Request:
Reproduce the full listing below unchanged, apart from the pictures.

-- start --

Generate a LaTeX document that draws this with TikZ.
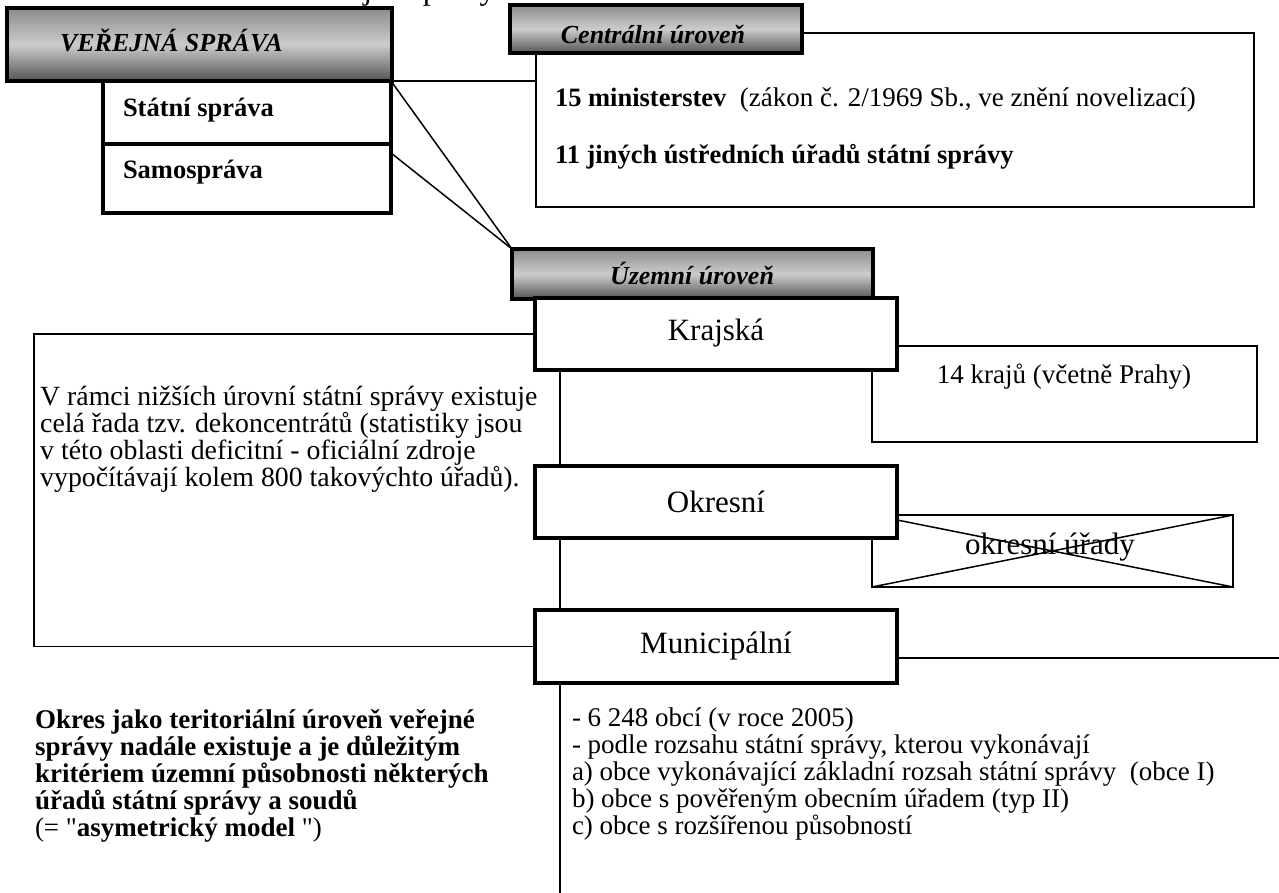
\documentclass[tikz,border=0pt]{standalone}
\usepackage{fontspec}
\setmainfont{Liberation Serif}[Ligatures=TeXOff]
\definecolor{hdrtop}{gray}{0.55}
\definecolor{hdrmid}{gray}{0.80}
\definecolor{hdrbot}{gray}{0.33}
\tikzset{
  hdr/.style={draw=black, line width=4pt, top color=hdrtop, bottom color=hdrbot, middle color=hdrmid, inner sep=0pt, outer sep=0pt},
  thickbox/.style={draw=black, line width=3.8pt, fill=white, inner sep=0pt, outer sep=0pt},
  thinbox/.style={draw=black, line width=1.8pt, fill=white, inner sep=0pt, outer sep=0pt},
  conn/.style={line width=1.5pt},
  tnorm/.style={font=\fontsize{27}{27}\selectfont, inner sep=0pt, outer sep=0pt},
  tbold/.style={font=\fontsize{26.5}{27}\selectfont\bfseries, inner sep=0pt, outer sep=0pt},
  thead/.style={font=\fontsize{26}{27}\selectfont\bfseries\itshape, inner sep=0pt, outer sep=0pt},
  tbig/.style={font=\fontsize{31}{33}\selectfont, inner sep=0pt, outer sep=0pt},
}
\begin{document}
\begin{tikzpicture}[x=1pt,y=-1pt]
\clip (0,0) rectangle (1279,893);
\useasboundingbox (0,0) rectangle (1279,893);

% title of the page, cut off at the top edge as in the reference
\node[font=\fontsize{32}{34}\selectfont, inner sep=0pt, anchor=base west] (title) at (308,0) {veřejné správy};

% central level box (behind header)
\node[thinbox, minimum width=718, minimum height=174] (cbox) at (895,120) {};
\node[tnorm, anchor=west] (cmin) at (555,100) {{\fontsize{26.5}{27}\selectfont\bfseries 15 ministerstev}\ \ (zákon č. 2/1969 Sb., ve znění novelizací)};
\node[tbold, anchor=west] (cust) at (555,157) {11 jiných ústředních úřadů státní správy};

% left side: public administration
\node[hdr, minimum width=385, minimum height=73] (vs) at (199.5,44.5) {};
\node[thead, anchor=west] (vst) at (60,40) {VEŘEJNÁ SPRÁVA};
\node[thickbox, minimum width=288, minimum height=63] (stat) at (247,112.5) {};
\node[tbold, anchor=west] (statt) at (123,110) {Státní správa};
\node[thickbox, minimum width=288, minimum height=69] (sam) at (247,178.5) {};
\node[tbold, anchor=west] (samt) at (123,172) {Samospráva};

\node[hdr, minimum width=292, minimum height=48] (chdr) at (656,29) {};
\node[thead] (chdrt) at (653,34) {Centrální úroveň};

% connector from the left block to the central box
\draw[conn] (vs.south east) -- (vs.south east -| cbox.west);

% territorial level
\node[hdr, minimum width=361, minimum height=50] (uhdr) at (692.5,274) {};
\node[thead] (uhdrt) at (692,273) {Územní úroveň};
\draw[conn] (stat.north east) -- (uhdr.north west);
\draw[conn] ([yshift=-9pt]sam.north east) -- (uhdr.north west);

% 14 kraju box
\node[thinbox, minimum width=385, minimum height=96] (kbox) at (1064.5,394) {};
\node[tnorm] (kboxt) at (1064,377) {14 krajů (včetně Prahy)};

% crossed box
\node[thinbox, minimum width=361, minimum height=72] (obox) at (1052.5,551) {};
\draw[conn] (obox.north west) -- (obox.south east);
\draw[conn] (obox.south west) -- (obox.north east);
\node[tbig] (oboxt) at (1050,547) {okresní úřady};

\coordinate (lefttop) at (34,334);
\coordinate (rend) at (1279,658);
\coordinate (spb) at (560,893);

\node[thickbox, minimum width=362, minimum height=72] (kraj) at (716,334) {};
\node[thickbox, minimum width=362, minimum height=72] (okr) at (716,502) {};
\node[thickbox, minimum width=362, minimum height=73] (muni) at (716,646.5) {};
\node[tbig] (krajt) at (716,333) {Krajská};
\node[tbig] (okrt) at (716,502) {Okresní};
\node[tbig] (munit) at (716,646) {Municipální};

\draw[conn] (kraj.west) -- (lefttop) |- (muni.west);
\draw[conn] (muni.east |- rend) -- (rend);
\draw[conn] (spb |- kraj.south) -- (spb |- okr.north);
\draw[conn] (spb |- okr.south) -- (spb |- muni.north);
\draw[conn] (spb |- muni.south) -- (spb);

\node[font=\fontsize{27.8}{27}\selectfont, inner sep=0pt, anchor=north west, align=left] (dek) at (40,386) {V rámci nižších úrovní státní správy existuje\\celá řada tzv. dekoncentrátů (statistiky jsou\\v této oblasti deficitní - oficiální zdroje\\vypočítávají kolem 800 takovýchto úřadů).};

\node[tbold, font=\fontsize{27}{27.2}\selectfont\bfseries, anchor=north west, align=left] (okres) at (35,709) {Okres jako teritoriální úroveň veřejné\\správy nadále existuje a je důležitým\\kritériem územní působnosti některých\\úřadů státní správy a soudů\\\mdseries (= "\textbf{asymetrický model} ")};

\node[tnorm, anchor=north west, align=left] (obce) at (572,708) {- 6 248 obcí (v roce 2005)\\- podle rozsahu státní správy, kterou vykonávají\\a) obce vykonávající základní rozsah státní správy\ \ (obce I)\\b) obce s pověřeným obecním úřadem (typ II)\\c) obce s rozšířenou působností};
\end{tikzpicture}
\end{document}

-- end --

Output of the task:
Generate a LaTeX document that draws this with TikZ.
\documentclass[tikz,border=0pt]{standalone}
\usepackage{fontspec}
\setmainfont{Liberation Serif}[Ligatures=TeXOff]
\definecolor{hdrtop}{gray}{0.55}
\definecolor{hdrmid}{gray}{0.80}
\definecolor{hdrbot}{gray}{0.33}
\tikzset{
  hdr/.style={draw=black, line width=4pt, top color=hdrtop, bottom color=hdrbot, middle color=hdrmid, inner sep=0pt, outer sep=0pt},
  thickbox/.style={draw=black, line width=3.8pt, fill=white, inner sep=0pt, outer sep=0pt},
  thinbox/.style={draw=black, line width=1.8pt, fill=white, inner sep=0pt, outer sep=0pt},
  conn/.style={line width=1.5pt},
  tnorm/.style={font=\fontsize{27}{27}\selectfont, inner sep=0pt, outer sep=0pt},
  tbold/.style={font=\fontsize{26.5}{27}\selectfont\bfseries, inner sep=0pt, outer sep=0pt},
  thead/.style={font=\fontsize{26}{27}\selectfont\bfseries\itshape, inner sep=0pt, outer sep=0pt},
  tbig/.style={font=\fontsize{31}{33}\selectfont, inner sep=0pt, outer sep=0pt},
}
\begin{document}
\begin{tikzpicture}[x=1pt,y=-1pt]
\clip (0,0) rectangle (1279,893);
\useasboundingbox (0,0) rectangle (1279,893);

% title of the page, cut off at the top edge as in the reference
\node[font=\fontsize{32}{34}\selectfont, inner sep=0pt, anchor=base west] (title) at (308,0) {veřejné správy};

% central level box (behind header)
\node[thinbox, minimum width=718, minimum height=174] (cbox) at (895,120) {};
\node[tnorm, anchor=west] (cmin) at (555,100) {{\fontsize{26.5}{27}\selectfont\bfseries 15 ministerstev}\ \ (zákon č. 2/1969 Sb., ve znění novelizací)};
\node[tbold, anchor=west] (cust) at (555,157) {11 jiných ústředních úřadů státní správy};

% left side: public administration
\node[hdr, minimum width=385, minimum height=73] (vs) at (199.5,44.5) {};
\node[thead, anchor=west] (vst) at (60,40) {VEŘEJNÁ SPRÁVA};
\node[thickbox, minimum width=288, minimum height=63] (stat) at (247,112.5) {};
\node[tbold, anchor=west] (statt) at (123,110) {Státní správa};
\node[thickbox, minimum width=288, minimum height=69] (sam) at (247,178.5) {};
\node[tbold, anchor=west] (samt) at (123,172) {Samospráva};

\node[hdr, minimum width=292, minimum height=48] (chdr) at (656,29) {};
\node[thead] (chdrt) at (653,34) {Centrální úroveň};

% connector from the left block to the central box
\draw[conn] (vs.south east) -- (vs.south east -| cbox.west);

% territorial level
\node[hdr, minimum width=361, minimum height=50] (uhdr) at (692.5,274) {};
\node[thead] (uhdrt) at (692,273) {Územní úroveň};
\draw[conn] (stat.north east) -- (uhdr.north west);
\draw[conn] ([yshift=-9pt]sam.north east) -- (uhdr.north west);

% 14 kraju box
\node[thinbox, minimum width=385, minimum height=96] (kbox) at (1064.5,394) {};
\node[tnorm] (kboxt) at (1064,377) {14 krajů (včetně Prahy)};

% crossed box
\node[thinbox, minimum width=361, minimum height=72] (obox) at (1052.5,551) {};
\draw[conn] (obox.north west) -- (obox.south east);
\draw[conn] (obox.south west) -- (obox.north east);
\node[tbig] (oboxt) at (1050,547) {okresní úřady};

\coordinate (lefttop) at (34,334);
\coordinate (rend) at (1279,658);
\coordinate (spb) at (560,893);

\node[thickbox, minimum width=362, minimum height=72] (kraj) at (716,334) {};
\node[thickbox, minimum width=362, minimum height=72] (okr) at (716,502) {};
\node[thickbox, minimum width=362, minimum height=73] (muni) at (716,646.5) {};
\node[tbig] (krajt) at (716,333) {Krajská};
\node[tbig] (okrt) at (716,502) {Okresní};
\node[tbig] (munit) at (716,646) {Municipální};

\draw[conn] (kraj.west) -- (lefttop) |- (muni.west);
\draw[conn] (muni.east |- rend) -- (rend);
\draw[conn] (spb |- kraj.south) -- (spb |- okr.north);
\draw[conn] (spb |- okr.south) -- (spb |- muni.north);
\draw[conn] (spb |- muni.south) -- (spb);

\node[font=\fontsize{27.8}{27}\selectfont, inner sep=0pt, anchor=north west, align=left] (dek) at (40,386) {V rámci nižších úrovní státní správy existuje\\celá řada tzv. dekoncentrátů (statistiky jsou\\v této oblasti deficitní - oficiální zdroje\\vypočítávají kolem 800 takovýchto úřadů).};

\node[tbold, font=\fontsize{27}{27.2}\selectfont\bfseries, anchor=north west, align=left] (okres) at (35,709) {Okres jako teritoriální úroveň veřejné\\správy nadále existuje a je důležitým\\kritériem územní působnosti některých\\úřadů státní správy a soudů\\\mdseries (= "\textbf{asymetrický model} ")};

\node[tnorm, anchor=north west, align=left] (obce) at (572,708) {- 6 248 obcí (v roce 2005)\\- podle rozsahu státní správy, kterou vykonávají\\a) obce vykonávající základní rozsah státní správy\ \ (obce I)\\b) obce s pověřeným obecním úřadem (typ II)\\c) obce s rozšířenou působností};
\end{tikzpicture}
\end{document}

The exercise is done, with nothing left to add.